James is his secod name
I know his first name is Orenthal. I was riffing on that phone call between Al Cowlings and the police. The way I remember it, Cowlings told the police he was in the car with OJ and OJ had a gun to his own head. Then for some reason the police asked him “Who is this,” and he said “My name is AC. You know who I am, god dammit!”
I was reading some “Where are they now?” sites and apparently Al Cowlings nosedived after the flight. At one point he was in foreclosure and bankruptcy and selling handbags. Apparently he’s now living in Malibu and retired so at least his pension must have been enough to live on (and of course if he was getting screwed at sports memorabilia shows all he had to do was call OJ).
OJ and Nicole’s daughter is now working for a catering company in Atlanta (most recent mentions of her mention her resemblance to one of the Kardashians) and their son is living in the Orlando area. Ito is still a judge, Kato is still picking up occasional fame scraps, Cochran and Kardashian are dead of course, Clark and Fuhrman and several others traded their careers for book deals and pundit gigs, and OJ is, of course, the present Ambassador to Finland.
I missed it totally. I was at an outside graduation party. Had no clue what had gone on until the next day.
We were living in Pharr, Texas, at the time, but we were visiting my wife’s parents in New Braunfels for a couple of weeks. I remember watching it on the living room TV with my father-in-law. The problem with watching TV with him back then was that he would constantly switch the channels. As soon as you got involved in a TV show, he would flip over to something else. That night, we were watching the chase on every network that was showing it (except wherever the basketball game was – I don’t remember watching that at all).
My father-in-law no longer flips the channels constantly. Any TV in his presence stays locked onto FoxNews. 
I missed the live event. I was a college senior working at Tower Records in Emeryville, CA that afternoon/evening. We didn’t have a TV in the employee room but heard about it from customers later that evening.
I’m in NJ and watched on the New York affiliate. I do think they flipped it a few times. But at some point Tom Brokaw came on and the chase was definitely the top story.

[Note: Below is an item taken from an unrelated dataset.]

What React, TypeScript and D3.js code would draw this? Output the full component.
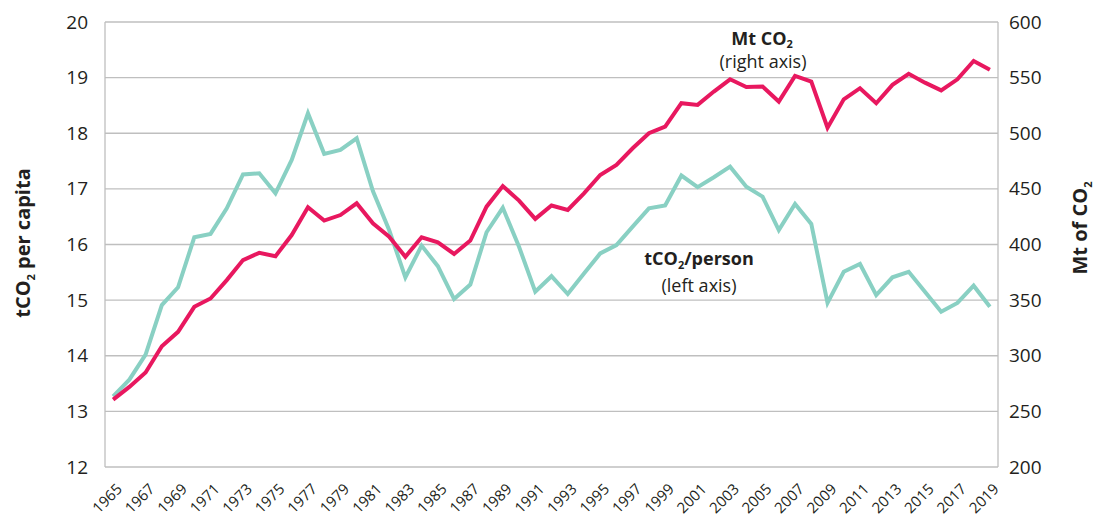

The best “Baba Booey” prank of all time.
I was at home…
Don’t watch much TV. Think I saw part of the slo-mo chase on the news that night. Guess I just shook my head.
Too bad. I always thought he was a good guy.
I was going 70 the chase was what 40? I was pulling away from OJ.
I don’t know which is funnier the Whoosh or the misspellings.
the chase was covered earliest by a helicopter piloted by Bob Tur, who made the news recently.
Krisna isn’t a misspelling, that is really how her mother put it on her birth certificate. That is what she called herself, and that is what was on her CT non-driver ID.
He means the killer’s name. It’s Orenthal, not Oranthal. And typing out the full name just makes me think of Chris Rock’s ‘if he wasn’t famous, he’d be Orenthal the Bus-Drivin’ Murderer’ bit.
BTW, it’s worth noting that OJ pronounced his full name as “uh-REN-thee-uhl”-- four syllables–not “O-ren-thal,” as it might first appear.
I was living with my older sister that summer. We were doing laundry that Friday night (which required several back and forth drives to the laundromat). Fun times.
As my mother used to say about similar odd pronunciations, “It’s his name, he can pronounce it ‘Chesterfield’ if he wants to… though we’ll all know he’s wrong.”
Somebody at my senior prom went to check on the basketball score and came back to tell us that the cops were, for some reason, chasing OJ Simpson.
A year later, I was living in Boston during the trial, and happened to work at Allan Dershowitz’s answering service. I must have taken messages from some dude named “Lee” at least ten times before I realized I had been talking to F. Lee Bailey.
I was working the night of the chase, at the Ford plant that manufactured Broncos. Everyone that went on break would come back to the line with updates from the break room televisions. There were a lot of folks who were convinced he was innocent, but most of us were busy speculating if the publicity would help/hurt Bronco sales.
We’d already broken ground at our facility on new construction that would allow us to introduce the Expedition in two more years, so we knew then that the Bronco was on it’s way out. It was interesting how white became a much more popular color choice after the chase, though.